Electric vehicles increase the demand for cobalt
The global transition to carbon neutrality is driving up demand for cobalt, an essential material in lithium-ion batteries that power electric vehicles. The DRC accounts for around 70% of global supply and estimates indicate a six-fold increase in demand by 2040.
The country’s small, unregulated cobalt mines are notorious for human rights abuses, including the use of child labor.
Another Japanese company is developing ways to source more ethically. JX Metals Circular Solutions, located in Fukui Prefecture, has developed a method to separate high-purity cobalt from old lithium-ion batteries. The plan is to use the recycled mineral in new batteries for electric vehicles.
Breaking the cycle of violence
Maswana and Hanai know that efforts like this make a difference, but they are really just the tip of the iceberg when it comes to the degree of human suffering. They hope to see more innovative solutions in the years to come – and above all, a much bigger push to stop the violence.

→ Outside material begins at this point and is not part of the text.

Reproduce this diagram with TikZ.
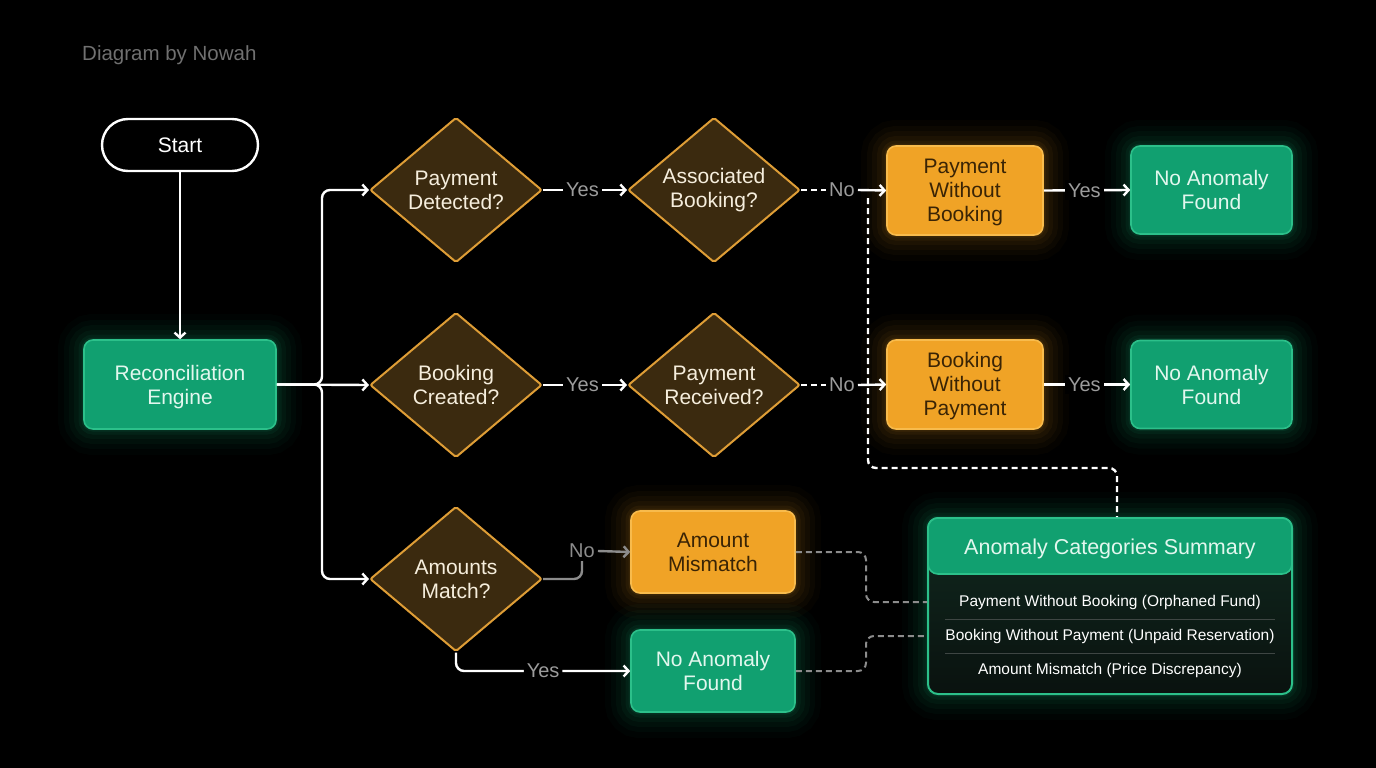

“Impunity in the DRC is one of the main reasons why these kinds of crimes have gone on for so long,” Maswana explains, meaning that if the perpetrators get away with it without being punished or penalized, they have no reason to stop. “There needs to be a legal mechanism to start breaking the cycle. Otherwise, the warlords will always find a way to funnel these conflict minerals into the global supply chain.”
The People Port team feels the same. As a small business, they are proud of the steps they have taken so far. “The amount we can refurbish may be limited,” says Aoyama, “but our product stories can convey a bigger message to help change the mindset of consumers.”